*Data shown*.
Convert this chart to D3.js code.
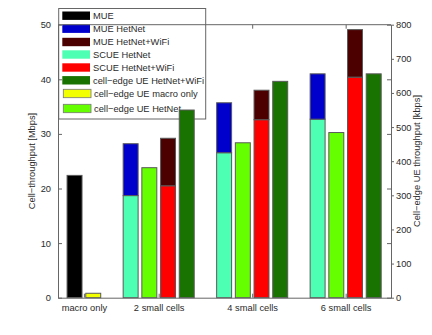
<!DOCTYPE html>
<html><head><meta charset="utf-8">
<script src="https://cdn.jsdelivr.net/npm/d3@7"></script>
<style>body{margin:0;background:#fff}text{font-family:"Liberation Sans",Arial,sans-serif}</style>
</head><body><svg id="c" width="432" height="335"></svg>
<script>
// ---- data ----
const categories = ["macro only","2 small cells","4 small cells","6 small cells"];
const catPos = [1.2, 2, 3, 4];
const mue = [22.4];                         // Mbps, macro only
const cellEdgeMacroOnly = [13];             // kbps, macro only
const scueHetNet = [18.7, 26.55, 32.7];     // Mbps (2,4,6 small cells)
const mueHetNet = [9.5, 9.15, 8.3];         // Mbps, stacked on SCUE HetNet
const scueHetNetWifi = [20.5, 32.6, 40.4];  // Mbps
const mueHetNetWifi = [8.7, 5.4, 8.7];      // Mbps, stacked on SCUE HetNet+WiFi
const cellEdgeHetNet = [381, 454, 484];     // kbps
const cellEdgeHetNetWifi = [550, 634, 656]; // kbps
const leftTicks = [0,10,20,30,40,50];
const rightTicks = [0,100,200,300,400,500,600,700,800];
const legendItems = [
  {label:"MUE", color:"#000000"},
  {label:"MUE HetNet", color:"#0000cc"},
  {label:"MUE HetNet+WiFi", color:"#4c0000"},
  {label:"SCUE HetNet", color:"#4dffb3"},
  {label:"SCUE HetNet+WiFi", color:"#ff0000"},
  {label:"cell\u2212edge UE HetNet+WiFi", color:"#197300"},
  {label:"cell\u2212edge UE macro only", color:"#f2ff00"},
  {label:"cell\u2212edge UE HetNet", color:"#66ff00"}
];
const col = Object.fromEntries(legendItems.map(d=>[d.label,d.color]));

// ---- layout ----
const L=58, R=391, T=24.7, B=297.7;
const FS=9.3, axisCol="#666", txtCol="#2a2a2a", edge="#5a5a5a";
const svg=d3.select("#c");
const x=d3.scaleLinear().domain([0.923,4.485]).range([L,R]);
const yL=d3.scaleLinear().domain([0,50]).range([B,T]);
const yR=d3.scaleLinear().domain([0,800]).range([B,T]);
const bw=0.16, slot=0.2;

// ---- legend (drawn below right-axis bars) ----
const lg=svg.append("g");
lg.append("rect").attr("x",58.7).attr("y",8.5).attr("width",147).attr("height",110.5)
  .attr("fill","#fff").attr("stroke",axisCol).attr("stroke-width",1);
const rowY=[15.7,28.7,42,54.5,67.5,80.3,93.5,108.5];
legendItems.forEach((d,i)=>{
  const off = i>=6 ? 1 : 0;
  lg.append("rect").attr("x",62.3+off).attr("y",rowY[i]-4.2).attr("width",27.7).attr("height",8.4)
    .attr("fill",d.color).attr("stroke", i>=6?"#777":"none").attr("stroke-width",0.8);
  lg.append("text").attr("x",93+off).attr("y",rowY[i]+3.3).attr("font-size",FS).attr("fill",txtCol).text(d.label);
});

// ---- bars ----
const g=svg.append("g");
function bar(xc, y0, y1, color){
  g.append("rect").attr("x",x(xc-bw/2)).attr("width",x(xc+bw/2)-x(xc-bw/2))
   .attr("y",Math.min(y0,y1)).attr("height",Math.abs(y0-y1))
   .attr("fill",color).attr("stroke",edge).attr("stroke-width",1);
}
// macro only
bar(catPos[0]-slot/2, yL(0), yL(mue[0]), col["MUE"]);
bar(catPos[0]+slot/2, yR(0), yR(cellEdgeMacroOnly[0]), col["cell\u2212edge UE macro only"]);
// small cells
for(let i=0;i<3;i++){
  const c=catPos[i+1];
  bar(c-1.5*slot, yL(0), yL(scueHetNet[i]), col["SCUE HetNet"]);
  bar(c-1.5*slot, yL(scueHetNet[i]), yL(scueHetNet[i]+mueHetNet[i]), col["MUE HetNet"]);
  bar(c-0.5*slot, yR(0), yR(cellEdgeHetNet[i]), col["cell\u2212edge UE HetNet"]);
  bar(c+0.5*slot, yL(0), yL(scueHetNetWifi[i]), col["SCUE HetNet+WiFi"]);
  bar(c+0.5*slot, yL(scueHetNetWifi[i]), yL(scueHetNetWifi[i]+mueHetNetWifi[i]), col["MUE HetNet+WiFi"]);
  bar(c+1.5*slot, yR(0), yR(cellEdgeHetNetWifi[i]), col["cell\u2212edge UE HetNet+WiFi"]);
}

// ---- axes ----
const xb=d3.axisBottom(x).tickValues(catPos).tickFormat((d,i)=>categories[i]).tickSizeInner(-4).tickSizeOuter(0).tickPadding(7);
const gb=svg.append("g").attr("transform",`translate(0,${B})`).call(xb);
const xt=d3.axisTop(x).tickValues(catPos).tickFormat("").tickSizeInner(-4).tickSizeOuter(0);
const gt=svg.append("g").attr("transform",`translate(0,${T})`).call(xt);
const yl=d3.axisLeft(yL).tickValues(leftTicks).tickSizeInner(-4).tickSizeOuter(0).tickPadding(7);
const gl=svg.append("g").attr("transform",`translate(${L},0)`).call(yl);
const ylm=d3.axisRight(yL).tickValues(leftTicks).tickFormat("").tickSizeInner(-4).tickSizeOuter(0);
const glm=svg.append("g").attr("transform",`translate(${R},0)`).call(ylm);
const yr=d3.axisRight(yR).tickValues(rightTicks).tickSizeInner(3).tickSizeOuter(0).tickPadding(2);
const gr=svg.append("g").attr("transform",`translate(${R},0)`).call(yr);

[gb,gt,gl,glm,gr].forEach(s=>{
  s.selectAll("path,line").attr("stroke",axisCol);
  s.selectAll("text").attr("font-size",FS).attr("fill",txtCol).attr("font-family","Liberation Sans, Arial, sans-serif");
});
gt.select("path").remove(); glm.select("path").remove();
svg.append("line").attr("x1",L).attr("x2",R).attr("y1",T).attr("y2",T).attr("stroke",axisCol);
svg.node().insertBefore(gt.node(), lg.node());

// axis titles
svg.append("text").attr("transform",`translate(35,161) rotate(-90)`).attr("text-anchor","middle")
  .attr("font-size",FS).attr("fill",txtCol).text("Cell\u2212throughput [Mbps]");
svg.append("text").attr("transform",`translate(420,161) rotate(-90)`).attr("text-anchor","middle")
  .attr("font-size",FS).attr("fill",txtCol).text("Cell\u2212edge UE throughput [kbps]");
</script></body></html>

*Short task*.
Reproduce the material above from its first line through the line containing "col = Object.fromEntries(legendItems.map(d=>[d.label,d.color]));", both ends included, and skip every picture.

*Finished answer*.
Convert this chart to D3.js code.
<!DOCTYPE html>
<html><head><meta charset="utf-8">
<script src="https://cdn.jsdelivr.net/npm/d3@7"></script>
<style>body{margin:0;background:#fff}text{font-family:"Liberation Sans",Arial,sans-serif}</style>
</head><body><svg id="c" width="432" height="335"></svg>
<script>
// ---- data ----
const categories = ["macro only","2 small cells","4 small cells","6 small cells"];
const catPos = [1.2, 2, 3, 4];
const mue = [22.4];                         // Mbps, macro only
const cellEdgeMacroOnly = [13];             // kbps, macro only
const scueHetNet = [18.7, 26.55, 32.7];     // Mbps (2,4,6 small cells)
const mueHetNet = [9.5, 9.15, 8.3];         // Mbps, stacked on SCUE HetNet
const scueHetNetWifi = [20.5, 32.6, 40.4];  // Mbps
const mueHetNetWifi = [8.7, 5.4, 8.7];      // Mbps, stacked on SCUE HetNet+WiFi
const cellEdgeHetNet = [381, 454, 484];     // kbps
const cellEdgeHetNetWifi = [550, 634, 656]; // kbps
const leftTicks = [0,10,20,30,40,50];
const rightTicks = [0,100,200,300,400,500,600,700,800];
const legendItems = [
  {label:"MUE", color:"#000000"},
  {label:"MUE HetNet", color:"#0000cc"},
  {label:"MUE HetNet+WiFi", color:"#4c0000"},
  {label:"SCUE HetNet", color:"#4dffb3"},
  {label:"SCUE HetNet+WiFi", color:"#ff0000"},
  {label:"cell\u2212edge UE HetNet+WiFi", color:"#197300"},
  {label:"cell\u2212edge UE macro only", color:"#f2ff00"},
  {label:"cell\u2212edge UE HetNet", color:"#66ff00"}
];
const col = Object.fromEntries(legendItems.map(d=>[d.label,d.color]));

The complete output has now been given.